One for the smokers here - Aunt Carrie chain-smoked and saw no harm in it, her reasoning? "Well" she would say, "When you go into some of the disease ridden hovels that I have had to enter the only protection is smoking," so she would light up a cigarette to protect herself from disease. Nothing would get through the hot smoke that would enter her mouth cause, as far as she was concerned, it would be sterilised. Would a District Nurse get a way with attending a patient with a cig in her mouth nowadays?
Aunt Carrie was also one of the first people, let alone women, in the district to drive and own a car (yes we are talking that far back). She would travel all over the dales and lake district to attend patients in all weathers, most times driving the car as afar as possible then getting out and walking. Anyone who knows the dales and lakes will appreciate what a feat this must have been for her.
She had beautiful clothes, not that I ever saw her wearing them, but when she was done with them she would pass them onto my mother. One particular dress was a great favourite with my sisters and me and when my mother wasn't around, we would sneak into her bedroom and dress up in it.
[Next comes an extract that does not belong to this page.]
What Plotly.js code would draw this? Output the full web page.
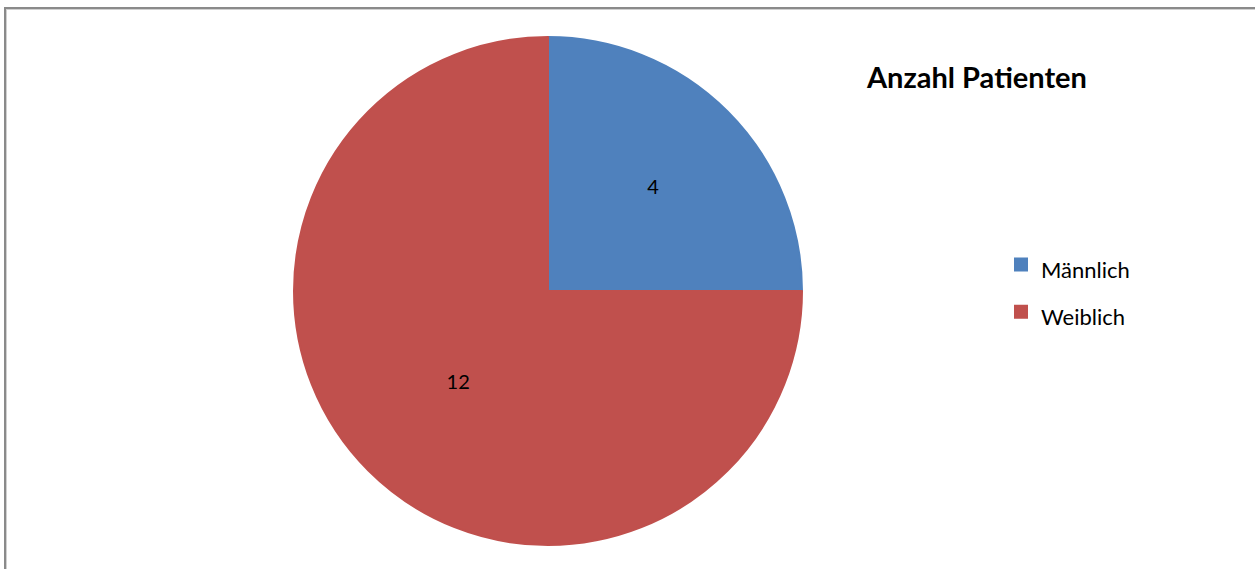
<!DOCTYPE html>
<html>
<head>
<meta charset="utf-8">
<script src="https://cdn.plot.ly/plotly-3.0.1.min.js"></script>
<style>
  html, body { margin: 0; padding: 0; background: #ffffff; }
  #wrap { position: relative; width: 1255px; height: 569px; overflow: hidden; }
  #chart { width: 1255px; height: 569px; }
  #frame {
    position: absolute; left: 4px; top: 7px; right: -20px; bottom: -20px;
    border-top: 2px solid #8a8a8a; border-left: 2px solid #8a8a8a;
    box-shadow: inset 1px 1px 0 #d0d0d0;
    pointer-events: none;
  }
</style>
</head>
<body>
<div id="wrap"><div id="chart"></div><div id="frame"></div></div>
<script>
// ---- data ----
const categories = ['Männlich', 'Weiblich'];
const patientCounts = [4, 12];
const sliceColors = ['#4F81BD', '#C0504D'];
const chartTitle = 'Anzahl Patienten';

const W = 1255, H = 569;
const legendLabels = categories.map(c => '<span style="font-size:22px">' + c + '</span>');

const trace = {
  type: 'pie',
  labels: legendLabels,
  values: patientCounts,
  sort: false,
  direction: 'clockwise',
  rotation: 0,
  marker: { colors: sliceColors, line: { color: sliceColors, width: 2 } },
  textinfo: 'value',
  textposition: 'inside',
  insidetextorientation: 'horizontal',
  textfont: { family: 'Lato, sans-serif', size: 20, color: '#000000' },
  hoverinfo: 'label+value',
  domain: { x: [294 / W, 802 / W], y: [24 / H, 532 / H] }
};

const layout = {
  width: W, height: H,
  margin: { l: 0, r: 0, t: 0, b: 0 },
  paper_bgcolor: '#ffffff',
  title: {
    text: chartTitle,
    x: 867 / W, xanchor: 'left',
    y: 1 - 78 / H, yanchor: 'middle',
    font: { family: 'Lato, sans-serif', size: 29, color: '#000000', weight: 'bold' }
  },
  showlegend: true,
  legend: {
    x: 1001 / W, xanchor: 'left',
    y: 1 - 236 / H, yanchor: 'top',
    font: { family: 'Lato, sans-serif', size: 34, color: '#000000' },
    bgcolor: 'rgba(0,0,0,0)', borderwidth: 0
  }
};

Plotly.newPlot('chart', [trace], layout, { displayModeBar: false });
</script>
</body>
</html>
It was a very deep turquoise in a lovely material, not sure but think it could have been chiffon, but it had a fine pleated full skirt that squished and I believe it had a silk underskirt to it. My mother accepted it gratefully but I never ever saw her wear it.
In her retirement, which is the only time I knew her, she would go for holidays abroad, even going on a safari in her old age. My parents believe that this was too much for her and it was after the return from this holiday that she started to suffer from bad health. Toward the end of her life, as I said, she had Alzheimers and could no longer look after herself so my parents decided to look after her, she had after all looked after them. Well my mother got to hate her in the end, she used to go to toilet in the wardrobe and smoke in bed and burn the bedclothes, burn the settee with her cigarettes until my mother was beside herself. In the end they were advise to place her in a nursing home, which they did and as my mother justified that Aunt Carrie had always said that if she ever had Alzheimers to place her in a home cause she would know no difference. Well I can report that the last months of her life where enjoyable for her, she was in her element, back in a hospital, the nurses loved her even when she would stop them with their trolley and inspect it, back to her Matron days.
I did come to love this old lady very dearly and use to visit her whenever I could (we all lived in East Yorkshire). Her words would always be "Well you never change!" I am so glad that she is now looking out for me in the Spiritual World and feel very blessed.